### Required work
Write the lines out again, from the top of the material to the line containing "ReferenceArea, XAxis, YAxis", pictures excluded.
##### Source data
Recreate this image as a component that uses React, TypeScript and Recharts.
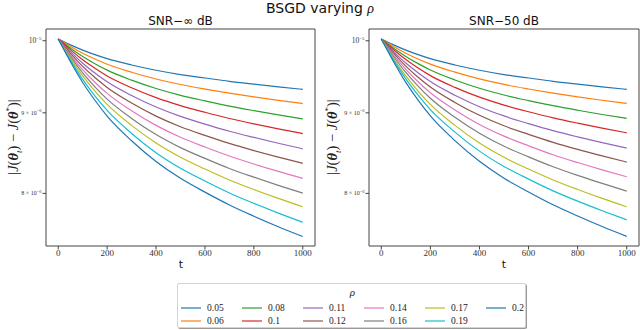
import { Line, LineChart, ReferenceArea, XAxis, YAxis } from "recharts";

// step t of BSGD
const tValues = [0, 50, 100, 150, 200, 300, 400, 500, 600, 700, 800, 900, 1000];
const rhoLabels = ["0.05", "0.06", "0.08", "0.1", "0.11", "0.12", "0.14", "0.16", "0.17", "0.19", "0.2"];
const lineColors = [
  "#1f77b4", "#ff7f0e", "#2ca02c", "#d62728", "#9467bd", "#8c564b",
  "#e377c2", "#7f7f7f", "#bcbd22", "#17becf", "#1f77b4",
];
const xTicks = [0, 200, 400, 600, 800, 1000];
// |J(θ_t) − J(θ*)| is kept in units of 1e-6
const yTicks = [8, 9, 10];
const yDomain = [7.408, 10.173];

// SNR −∞ dB
const inf005 = [10.025, 9.94, 9.864, 9.799, 9.741, 9.652, 9.578, 9.518, 9.47, 9.424, 9.385, 9.348, 9.314];
const inf006 = [10.025, 9.917, 9.819, 9.736, 9.663, 9.55, 9.456, 9.38, 9.318, 9.262, 9.212, 9.166, 9.123];
const inf008 = [10.025, 9.891, 9.771, 9.669, 9.579, 9.44, 9.325, 9.233, 9.158, 9.089, 9.029, 8.973, 8.921];
const inf010 = [10.025, 9.867, 9.725, 9.605, 9.499, 9.336, 9.202, 9.095, 9.007, 8.926, 8.856, 8.792, 8.731];
const inf011 = [10.025, 9.842, 9.677, 9.539, 9.417, 9.23, 9.076, 8.953, 8.853, 8.761, 8.682, 8.608, 8.539];
const inf012 = [10.025, 9.818, 9.632, 9.476, 9.339, 9.129, 8.957, 8.819, 8.708, 8.606, 8.517, 8.435, 8.359];
const inf014 = [10.025, 9.793, 9.586, 9.412, 9.259, 9.027, 8.836, 8.684, 8.561, 8.449, 8.351, 8.261, 8.178];
const inf016 = [10.025, 9.769, 9.54, 9.349, 9.182, 8.927, 8.719, 8.554, 8.42, 8.297, 8.192, 8.094, 8.004];
const inf017 = [10.025, 9.746, 9.498, 9.291, 9.111, 8.836, 8.611, 8.434, 8.29, 8.159, 8.046, 7.942, 7.845];
const inf019 = [10.025, 9.721, 9.451, 9.226, 9.031, 8.733, 8.491, 8.3, 8.146, 8.005, 7.884, 7.773, 7.669];
const inf020 = [10.025, 9.697, 9.408, 9.167, 8.957, 8.64, 8.382, 8.178, 8.015, 7.866, 7.738, 7.62, 7.511];

// SNR −50 dB
const n50005 = [10.025, 9.94, 9.864, 9.799, 9.741, 9.652, 9.578, 9.518, 9.47, 9.424, 9.385, 9.348, 9.314];
const n50006 = [10.025, 9.917, 9.82, 9.737, 9.664, 9.551, 9.457, 9.381, 9.319, 9.263, 9.213, 9.167, 9.125];
const n50008 = [10.025, 9.892, 9.773, 9.671, 9.582, 9.443, 9.329, 9.237, 9.162, 9.094, 9.034, 8.978, 8.927];
const n50010 = [10.025, 9.868, 9.728, 9.608, 9.503, 9.341, 9.208, 9.102, 9.014, 8.934, 8.865, 8.801, 8.741];
const n50011 = [10.025, 9.843, 9.679, 9.542, 9.42, 9.234, 9.081, 8.959, 8.859, 8.768, 8.689, 8.616, 8.548];
const n50012 = [10.025, 9.82, 9.636, 9.481, 9.346, 9.138, 8.967, 8.831, 8.721, 8.62, 8.532, 8.451, 8.375];
const n50014 = [10.025, 9.795, 9.591, 9.418, 9.268, 9.038, 8.848, 8.698, 8.577, 8.465, 8.369, 8.28, 8.197];
const n50016 = [10.025, 9.772, 9.547, 9.358, 9.193, 8.941, 8.735, 8.571, 8.439, 8.318, 8.213, 8.118, 8.027];
const n50017 = [10.025, 9.746, 9.498, 9.291, 9.111, 8.836, 8.611, 8.434, 8.29, 8.159, 8.046, 7.942, 7.845];
const n50019 = [10.025, 9.725, 9.459, 9.237, 9.043, 8.75, 8.51, 8.321, 8.169, 8.03, 7.91, 7.8, 7.697];
const n50020 = [10.025, 9.697, 9.409, 9.168, 8.959, 8.642, 8.384, 8.18, 8.017, 7.868, 7.74, 7.622, 7.513];

const snrInfSeries = [inf005, inf006, inf008, inf010, inf011, inf012, inf014, inf016, inf017, inf019, inf020];
const snr50Series = [n50005, n50006, n50008, n50010, n50011, n50012, n50014, n50016, n50017, n50019, n50020];

const SERIF = "'Liberation Serif', 'DejaVu Serif', serif";
const SANS = "'DejaVu Sans', sans-serif";

function buildRows(series: number[][]) {
  return tValues.map((t, i) => {
    const row: Record<string, number> = { t };
    series.forEach((values, k) => {
      row[`s${k}`] = values[i];
    });
    return row;
  });
}

function LogTick(props: any) {
  const { x, y, payload } = props;
  const v = payload.value as number;
  if (v === 10) {
    return (
      <text x={x} y={y} dy={2.5} textAnchor="end" fontSize={7.5} fill="#333" fontFamily={SERIF}>
        10<tspan dy={-3} fontSize={5}>−5</tspan>
      </text>
    );
  }
  return (
    <text x={x} y={y} dy={2} textAnchor="end" fontSize={6} fill="#333" fontFamily={SERIF}>
      {`${v} × 10`}<tspan dy={-2.5} fontSize={4.5}>−6</tspan>
    </text>
  );
}

function YLabel({ left }: { left: number }) {
  return (
    <div
      style={{
        position: "absolute",
        left,
        top: 137,
        transform: "translate(-50%, -50%) rotate(-90deg)",
        whiteSpace: "nowrap",
        fontFamily: SERIF,
        fontSize: 14.5,
        color: "#222",
      }}
    >
      |<i>J</i>(<b><i>θ</i></b><sub style={{ fontSize: 9 }}><i>t</i></sub>) − <i>J</i>(<b><i>θ</i></b>
      <sup style={{ fontSize: 9 }}>*</sup>)|
    </div>
  );
}

function Panel({ series, yAxisWidth, marginRight }: { series: number[][]; yAxisWidth: number; marginRight: number }) {
  const rows = buildRows(series);
  return (
    <LineChart width={320} height={270} data={rows} margin={{ top: 29, right: marginRight, bottom: 4, left: 0 }}>
      <XAxis
        dataKey="t"
        type="number"
        domain={[-50, 1050]}
        ticks={xTicks}
        allowDataOverflow
        axisLine={false}
        tickLine={{ stroke: "#444" }}
        tickSize={3.5}
        tickMargin={0}
        height={20}
        tick={{ fontSize: 9, fill: "#333", fontFamily: SERIF }}
      />
      <YAxis
        scale="log"
        type="number"
        domain={yDomain}
        allowDataOverflow
        ticks={yTicks}
        width={yAxisWidth}
        axisLine={false}
        tickLine={{ stroke: "#444" }}
        tickSize={3.5}
        tickMargin={1}
        tick={<LogTick />}
      />
      <ReferenceArea
        x1={-50}
        x2={1050}
        y1={yDomain[0]}
        y2={yDomain[1]}
        fill="none"
        stroke="#444"
        strokeWidth={1}
        ifOverflow="visible"
      />
      {series.map((_, k) => (
        <Line
          key={k}
          dataKey={`s${k}`}
          stroke={lineColors[k]}
          strokeWidth={1.2}
          dot={false}
          type="monotone"
          isAnimationActive={false}
        />
      ))}
    </LineChart>
  );
}

export default function App() {
  return (
    <div
      style={{
        position: "absolute",
        left: 0,
        top: 0,
        width: 640,
        height: 330,
        background: "#fff",
        overflow: "hidden",
      }}
    >
      <div
        style={{
          position: "absolute",
          left: 0,
          top: 0,
          width: 640,
          textAlign: "center",
          fontFamily: SANS,
          fontSize: 14,
          lineHeight: "16px",
          color: "#111",
        }}
      >
        BSGD varying <i style={{ fontFamily: SERIF }}>ρ</i>
      </div>
      <div style={{ position: "absolute", left: 46, width: 269, top: 14, textAlign: "center", fontFamily: SANS, fontSize: 12, color: "#111" }}>
        SNR−∞ dB
      </div>
      <div style={{ position: "absolute", left: 369, width: 270, top: 14, textAlign: "center", fontFamily: SANS, fontSize: 12, color: "#111" }}>
        SNR−50 dB
      </div>

      <div style={{ position: "absolute", left: 0, top: 0 }}>
        <Panel series={snrInfSeries} yAxisWidth={46} marginRight={5} />
      </div>
      <div style={{ position: "absolute", left: 320, top: 0 }}>
        <Panel series={snr50Series} yAxisWidth={49} marginRight={1} />
      </div>

      <YLabel left={14} />
      <YLabel left={333} />

      <div style={{ position: "absolute", left: 175, width: 12, top: 258, textAlign: "center", fontFamily: SANS, fontSize: 11, color: "#111" }}>
        t
      </div>
      <div style={{ position: "absolute", left: 498, width: 12, top: 258, textAlign: "center", fontFamily: SANS, fontSize: 11, color: "#111" }}>
        t
      </div>

      <div
        style={{
          position: "absolute",
          left: 177,
          top: 283,
          width: 349,
          height: 45,
          boxSizing: "border-box",
          border: "1px solid #d4d4d4",
          borderRadius: 2,
          boxShadow: "1px 1px 0 #999",
          background: "#fff",
        }}
      >
        <div style={{ position: "absolute", left: 0, width: 349, top: 2, textAlign: "center", fontFamily: SERIF, fontStyle: "italic", fontSize: 11, color: "#222" }}>
          ρ
        </div>
        {rhoLabels.map((label, k) => {
          const col = Math.floor(k / 2);
          const row = k % 2;
          return (
            <div
              key={label}
              style={{
                position: "absolute",
                left: 3 + col * 61,
                top: 18 + row * 13,
                display: "flex",
                alignItems: "center",
                height: 11,
              }}
            >
              <span style={{ display: "inline-block", width: 20, height: 2, background: lineColors[k], opacity: 0.6 }} />
              <span style={{ marginLeft: 6, fontFamily: SERIF, fontSize: 9.5, color: "#222" }}>{label}</span>
            </div>
          );
        })}
      </div>
    </div>
  );
}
##########
### Result of the exercise
Recreate this image as a component that uses React, TypeScript and Recharts.
import { Line, LineChart, ReferenceArea, XAxis, YAxis } from "recharts";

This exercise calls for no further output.